Hollywood film makers know it. Catholic evangelistic media proponents know it. The reason for this enduring way of speaking about the faith is that these symbols accurately express what they signify and thus participate in the very reality they express. With the sacraments this is even more so the case, to the extent that we refer to these symbols as efficacious signs because their meaning is tightly connected to their physical expression. Destroy one and you will efface the other also. Now, with sacraments specifically, the operation is ex opere operato, from the work worked, and they’re efficacious in their own right. They speak a true word regardless of what sort of symbolic language is surrounds them. This is grace, and it is uniquely mysterious. However, this fact should energize us more, not less, to get the language we speak in the vicinity of such a miracle to be truthful. Martin Mosebach, for instance, recently argued quite convincingly that in liturgy, as with all art, “There is no distinction between the important and the unimportant.” It isn’t as if, simply because the Church has her own, ineradicable beauty that is, in fact, her very source, we can shrug our shoulders at the rest. It’s all important.

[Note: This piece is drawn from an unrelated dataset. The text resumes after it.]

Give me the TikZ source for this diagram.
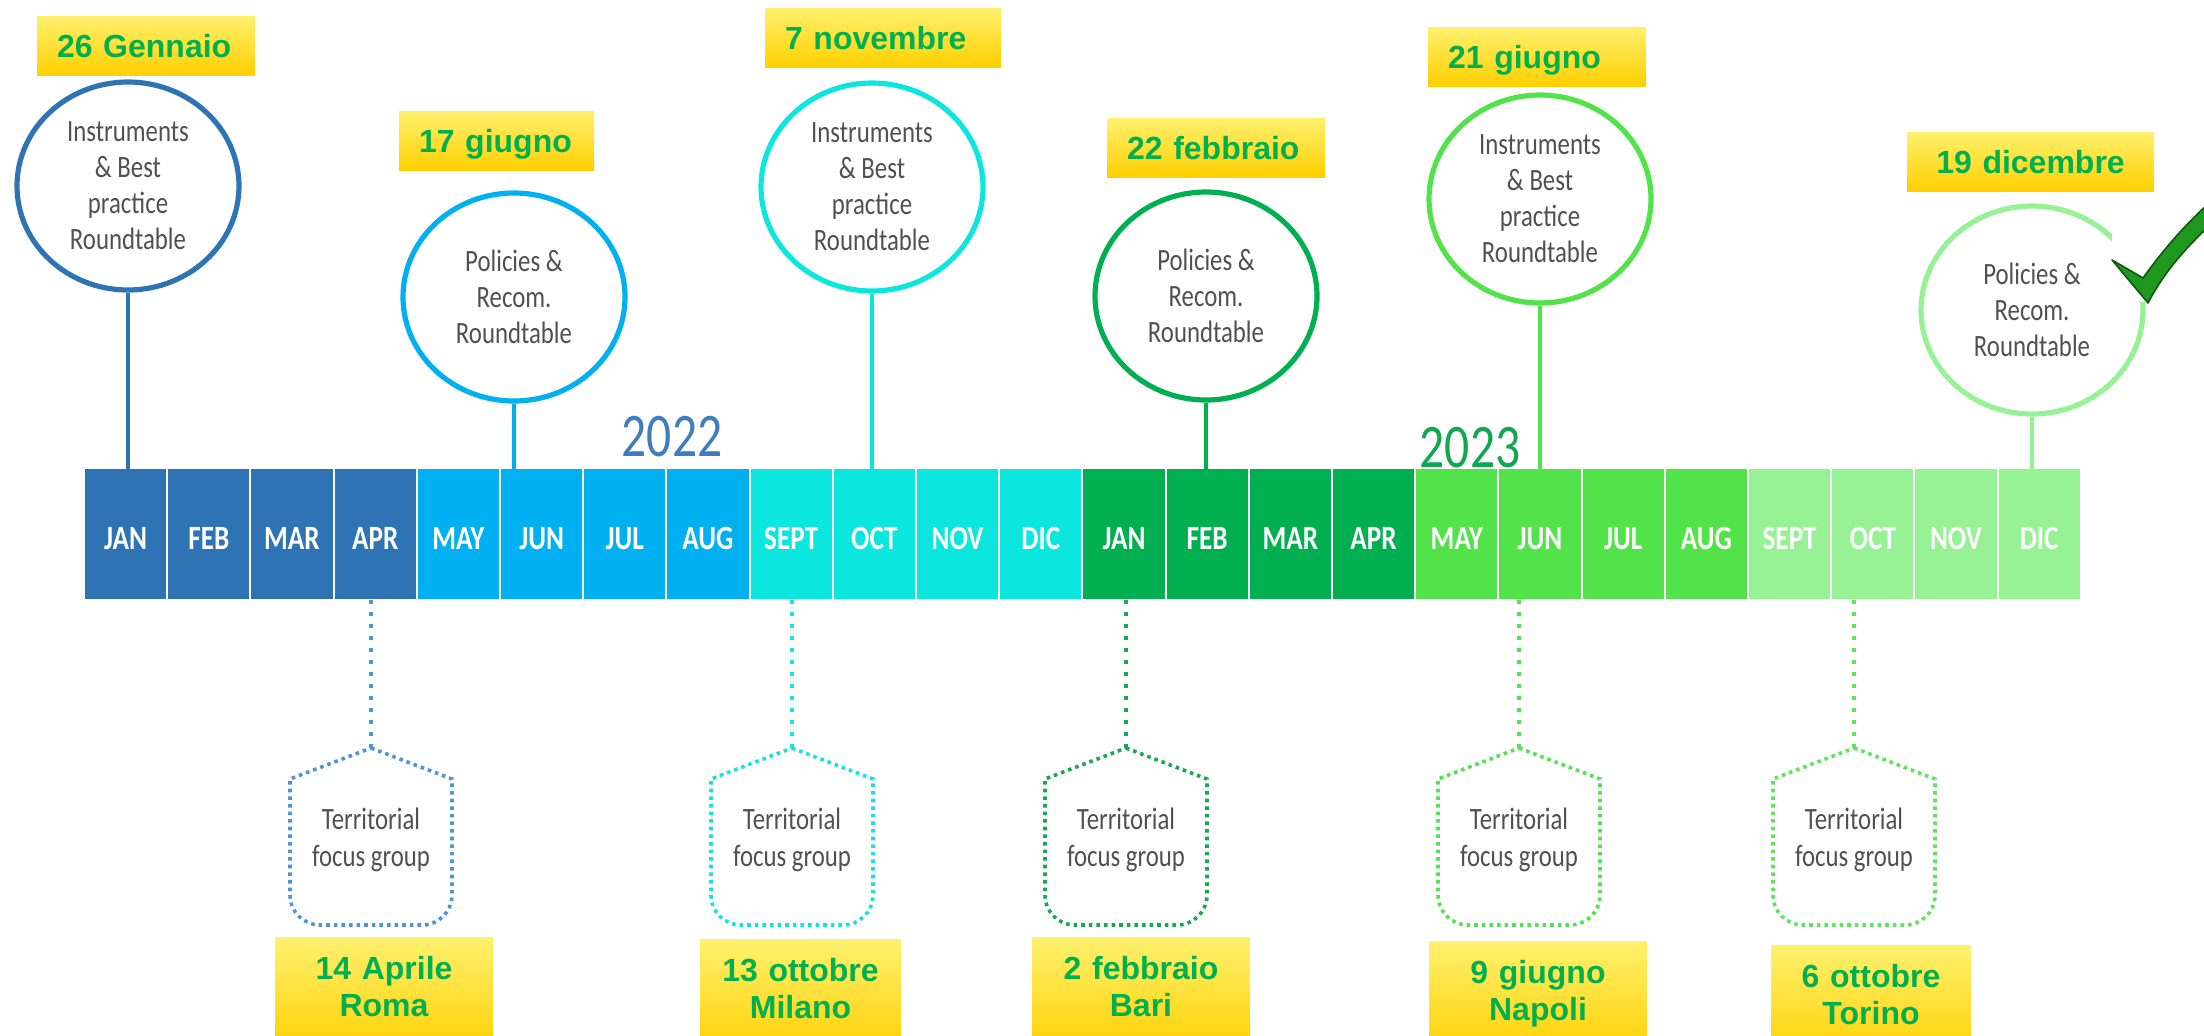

So, who should change? Should our parishes look more like Hollywood thinks they look, or should Hollywood re-examine what a Catholic parish actually looks like for the sake of accuracy? That’s up for debate, after all, the Church isn’t a museum, so its symbolic language will be dynamic and vibrant. Development of this sort ought to be encouraged and local custom has long been an engine of liturgical and artistic expression. But for some reason, a certain image of the Church has remained fixed in our minds, perhaps this is an indication that such symbolic language ought to be retained, that it has an eternal quality to it that is consonant with the truth. Or maybe there’s a way in which development can expand on this symbolic language in a responsible, continuous way. Whatever symbolic language we use, though, it must be true, both in the way the Church is presented to the world and true to the single, eternal Word that she mediates.